Wednesday, August 26, 2009

AFC North Preview: Big Ben! (and 211 other guys)

GM,

If ever a division should be identified by its quarterbacks, it's the AFC North this year. Four youngsters with four distinct stories and pedigrees will try to guide their respective teams to the glory of a 10-6, division-winning season. Come mid-season, these signal callers will be writing letters home all the way from an AFC West city.

Mom,

Can't wait to come home for Thanksgiving. Oakland is rough, and I'm ready to get back to the Midwest, where my passer rating still exceeds the temperature. The 2-7 start was bad enough, but losing to the Raiders tomorrow will embarrass me to no end. I can hear Chad tweeting, and we're not even roommates! Kiss my Heisman for me.

Carson (Nov. 21)


Mom,

I got to meet Brett Favre last week! Don't worry; we'll do better against the Broncos tomorrow. Braylon's seven Week-1 drops mean he's due for a big game! With Denver's defense, I should be able to keep my job until next week. If I get cut, Jamal said he's willing to place the drug orders as long as I get the business. I'm in good hands.

Brady (Sept. 19)


Mom,

For the last time, I did pay the hush money! She had no right to go to the authorities! Don't put the rings on ebay just yet.

Benjamin (Nov. 21)


Dad,

Can I borrow your tweezers? Ed and Ray are giving me more s--t about the uni-brow. Johnny Damon grows his beard out for an entire season, and they expect me to have two distinct eyebrows in January?! I'm not allowed to play against Oakland tomorrow. Who would have thought we'd have clinched with a week to spare?! Can't wait to host the wildcard team that has two more wins than us!

Joe (Jan. 2)


-JW

JW,

Here, presented as they occurred, are the thoughts that came to me as I pondered this season's AFC North:

Omar Epps, Big Ben, Flacco will suck, Big Ben, Cleveland will suck, Ray Lewis killed a guy, Ray Lewis will suck, Big Ben, Cincinnati shouldn't have a team, Cincinnati will suck, Big Ben.

As you can see, I'm quite excited. Also, the phrase "Big Ben" has been uttered a lot on football broadcasts. But that's a complaint for another day.

Today, I'm happy to complain about the fact that you have the Ravens winning the division at 10-6. After all, doesn't Pittsburgh get some benefit of the doubt for going 12-4 last year, winning the Super Bowl, and bringing everyone back? I know they're one of those annoying, San Antonio Spurs-style everything-done-right franchises, but isn't that the point? Can't we pencil them in for a boring division win now?

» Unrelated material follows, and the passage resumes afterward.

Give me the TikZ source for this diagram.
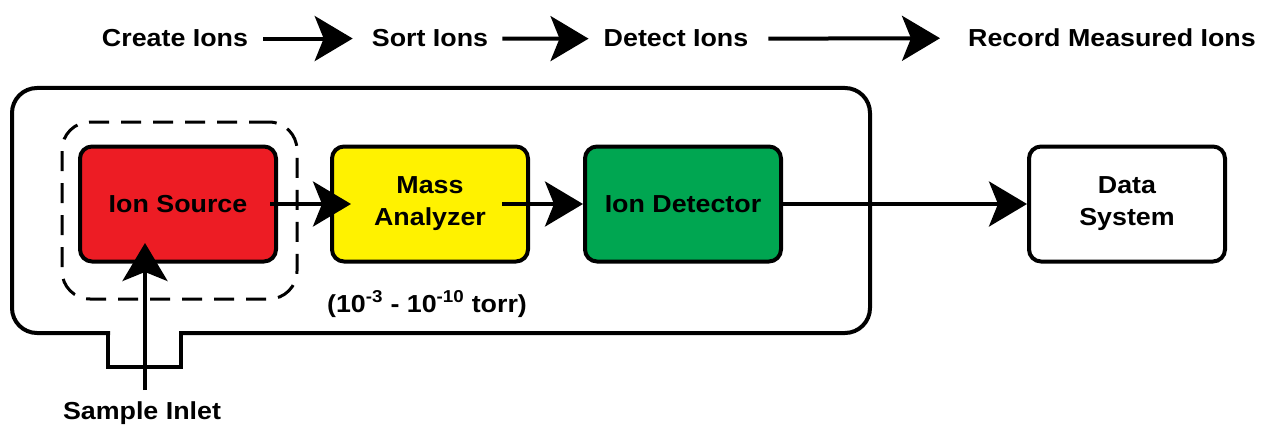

Personally, I'm more intrigued by the possibility of Cleveland and Cincinnati joining forces with the Big Ten's BCS chances to put the final nail in the state of Ohio's football coffin. We're unlikely to see more than four combined wins for the Browns and Bengals this season, and given the fact that neighboring Pennsylvania is in many ways the epicenter of the NFL universe right now, I'm anticipating some mass suicides in the Buckeye State.

My other prediction is a #2 seed for the Steelers going into the playoffs and a narrow wild card miss for the Ravens. And good riddance. After last year's travesty of a win over the Titans, I'm ready for this team to go away for a while.